Don’t make public displays of affection
The Lao aren’t publicly affectionate among friends or romantic partners, and public hugging or kissing is frowned upon. It is against the law for foreigners to engage in sexual activity with a Lao person outside of marriage. This goes for heterosexual relationships as well as those with Ladyboys and Toms, so tread lightly.

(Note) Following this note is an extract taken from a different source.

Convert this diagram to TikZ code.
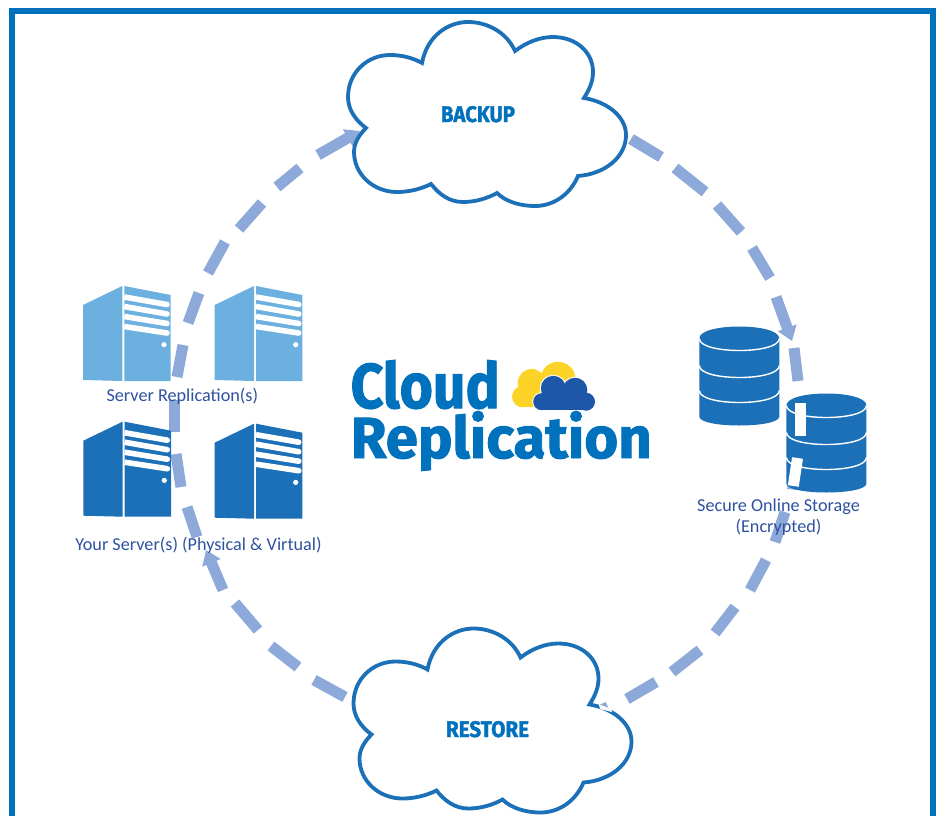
\documentclass[tikz,border=0pt]{standalone}
\usepackage{fontspec}
\usepackage{graphicx}
\setmainfont{Carlito}
\newfontfamily\titlefont[BoldFeatures={FakeBold=1.6}]{Fira Sans}
\usetikzlibrary{arrows.meta}
\definecolor{framec}{HTML}{0071BC}
\definecolor{dashc}{HTML}{8CA9D9}
\definecolor{darkb}{HTML}{1B70B8}
\definecolor{lightb}{HTML}{6CB0E0}
\definecolor{labelc}{HTML}{2F52A0}
\definecolor{logoy}{HTML}{FDD327}
\definecolor{logob}{HTML}{1F57A8}
\tikzset{
  x=1pt,y=-1pt,
  ringdash/.style={draw=dashc,line width=11pt},
  ringarrow/.style={ringdash,-{Triangle[length=14pt,width=19pt]}},
  caption/.style={text=labelc,font=\fontsize{18.2}{21}\selectfont,inner sep=0pt,align=center},
  heading/.style={text=framec,inner sep=0pt,font=\titlefont\bfseries},
  cloudshape/.pic={
    \draw[draw=darkb,line width=3.8pt,fill=white,line join=miter]
      (422,63) .. controls (427,36) and (448,22) .. (468,22)
      .. controls (488,22) and (507,33) .. (515,51)
      .. controls (527,42) and (540,37) .. (553,37)
      .. controls (576,37) and (593,52) .. (593,72)
      .. controls (593,82) and (589,90) .. (584,98)
      .. controls (608,102) and (626,117) .. (626,135)
      .. controls (626,157) and (605,174) .. (578,176)
      .. controls (570,195) and (553,206) .. (535,206)
      .. controls (519,206) and (505,201) .. (497,193)
      .. controls (488,198) and (476,202) .. (463,202)
      .. controls (449,202) and (439,194) .. (431,184)
      .. controls (421,189) and (409,192) .. (397,192)
      .. controls (373,192) and (354,174) .. (354,152)
      .. controls (354,143) and (359,135) .. (366,128)
      .. controls (355,120) and (348,109) .. (348,97)
      .. controls (348,73) and (367,55) .. (390,55)
      .. controls (402,55) and (413,58) .. (422,63) -- cycle;
  },
  serverbox/.pic={
    \fill[pic actions] (83,305) -- (122.3,286) -- (122.3,381) -- (83,380) -- cycle;
    \fill[pic actions] (124.3,286) -- (170.7,295) -- (170.7,381) -- (124.3,381) -- cycle;
    \foreach \a/\b in {297/304.5,306.5/314,316.5/323.5,326.5/333}
      \draw[white,line width=5.6pt] (124.3,\a) -- (167,\b);
    \foreach \a/\b in {297/304.5,306.5/314,316.5/323.5,326.5/333}
      \fill[white] (167,\b) circle (2.8);
    \fill[white] (164,344.7) circle (2.6);
  },
  dbstack/.pic={
    \fill[darkb] (-40,0) .. controls (-40,-16) and (40,-16) .. (40,0)
       -- (40,78) .. controls (40,90) and (-40,90) .. (-40,78) -- cycle;
    \foreach \h in {0,27,52}
      \draw[white,line width=1.4pt] (-40,\h) .. controls (-40,\h+16) and (40,\h+16) .. (40,\h);
  }
}
\begin{document}
\begin{tikzpicture}
\useasboundingbox (0,0) rectangle (941,816);
\fill[white] (0,0) rectangle (941,816);
\coordinate (frameA) at (12,816);
\coordinate (frameB) at (12,11);
\coordinate (frameC) at (933,11);
\coordinate (frameD) at (933,816);
\draw[framec,line width=6pt] (frameA) -- (frameB) -- (frameC) -- (frameD);

% ring of dashes
\foreach \n/\ax/\ay/\bx/\by in {
 1/631/139/661/157, 2/675/168/705/192, 3/717/205/741/232, 4/752/248/770/278,
 6/794/348/798/381, 8/785/512/775/542, 9/766/560/750/590, 10/735/607/715/633,
 11/700/650/672/672, 12/656/682/627/699, 13/345/697/314/680, 14/298/667/271/646,
 15/258/630/235/603, 17/197/537/187/507, 18/181/487/176/454, 19/174/432/174/400,
 20/177/377/183/345, 21/188/323/199/293, 22/208/273/225/242, 23/239/229/262/203,
 24/277/187/300/168}{
  \coordinate (d\n a) at (\ax,\ay);
  \coordinate (d\n b) at (\bx,\by);
  \draw[ringdash] (d\n a) -- (d\n b);
}
\coordinate (d5a) at (776,297);  \coordinate (d5b) at (792,341);
\draw[ringarrow] (d5a) -- (d5b);
\coordinate (d16a) at (223,590); \coordinate (d16b) at (206,550);
\draw[ringarrow] (d16a) -- (d16b);
\coordinate (d25a) at (318,155); \coordinate (d25b) at (360,131);
\draw[ringarrow] (d25a) -- (d25b);

% clouds
\pic at (0,0) {cloudshape};
\pic at (5.5,606.5) {cloudshape};
\fill[white] (598,701) -- (610,706) -- (612,712) -- (600,709) -- cycle;
\fill[dashc] (600,704.5) -- (605.7,702) -- (608.3,707.7) -- cycle;
\node[heading,anchor=base] (backup) at (478,122) {\resizebox{74pt}{16pt}{BACKUP}};
\node[heading,anchor=base] (restore) at (487.5,737) {\resizebox{83pt}{16pt}{RESTORE}};

% servers
\pic[fill=lightb] at (0,0) {serverbox};
\pic[fill=lightb] at (131.7,0) {serverbox};
\pic[fill=darkb] at (0.3,135.7) {serverbox};
\pic[fill=darkb] at (131.7,137.7) {serverbox};
\node[caption] (repl) at (182.3,396) {Server Replication(s)};
\node[caption] (yours) at (198.5,545) {Your Server(s) (Physical \& Virtual)};

% storage
\pic at (739.3,338.5) {dbstack};
\coordinate (w0a) at (793.2,484); \coordinate (w0b) at (792.6,489.5);
\draw[ringdash] (w0a) -- (w0b);
\pic at (826.4,405.5) {dbstack};
\coordinate (w1a) at (800,403); \coordinate (w1b) at (800,436);
\draw[white,line width=11pt] (w1a) -- (w1b);
\coordinate (w2a) at (797.5,458); \coordinate (w2b) at (793.3,486);
\draw[white,line width=11pt] (w2a) -- (w2b);
\node[caption] (store) at (778.5,517) {Secure Online Storage\\(Encrypted)};

% title
\node[heading,anchor=base west] (cloudword) at (350.5,408) {\resizebox{149pt}{48pt}{Cloud}};
\node[heading,anchor=base west] (replword) at (350.5,458) {\resizebox{301pt}{47pt}{Replication}};

% logo
\fill[logoy] (558,379.3) circle (17.5) (531.7,383) circle (14) (522.7,396.7) circle (10.7);
\fill[logoy] (522,385) rectangle (572,407.4);
\draw[white,line width=2pt,fill=white] (553.3,388.3) circle (12.5) (575,390) circle (12.3) (541.7,401.7) circle (8.5) (586,401.7) circle (9);
\fill[logob] (553.3,388.3) circle (12.5) (575,390) circle (12.3) (541.7,401.7) circle (8.5) (586,401.7) circle (9);
\fill[logob] (541.7,393) rectangle (586,410.2);
\end{tikzpicture}
\end{document}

Don’t buy antiques or wildlife products
Weak laws and lax enforcement of those that do exist have led to illegal poaching of the wild animals that were once prevalent in Laos. It’s illegal to take ivory, or animal pelts or products out of Laos. They will be confiscated and you will be fined. It’s also illegal to take antique Buddha sculptures out of the county, as many have been stolen from temples, which deplete cultural heritage. Luckily the woodcarving tradition is alive and well in Laos, and skilled craftspeople carve beautiful new pieces that can be purchased as souvenirs.
Drugs are illegal
Lao alcohol products taste really good with an excellent price level, especially Lao beer. Local wine and beer are something you definitely should try in your adventure. However, you don’t want to go further with illegal drugs, like marijuana and opium. If a tuk-tuk driver offers you prostitutes or drugs unprovoked, your safest bet is to turn him down.
Don’t bathe nude or walk around in a bikini
You’ll see Lao people swimming fully clothed, wrapped in a sarong or sometimes in jeans. Ladies, you should bring a sarong. You can always take it off once you’re in the water, but you’ll avoid uncomfortable stares and blend in better. In the same vein, walking around town in swimwear is not culturally acceptable for men or women, so when you go swimming or tubing bring a shirt or sarong to cover up when you get out of the water.
Think before riding a motorbike
Motorbikes are a popular mode of transportation in Laos but ride at your own risk. There is no trauma center in the country and should you get into an accident, you’ll have to get across the border to Thailand for treatment. If you do take to the road on two wheels, drive defensively, know the risks and check out the bike thoroughly before you drive. It will be much safer to use private cars on your tour or sitting behind a local guide on a motorbike.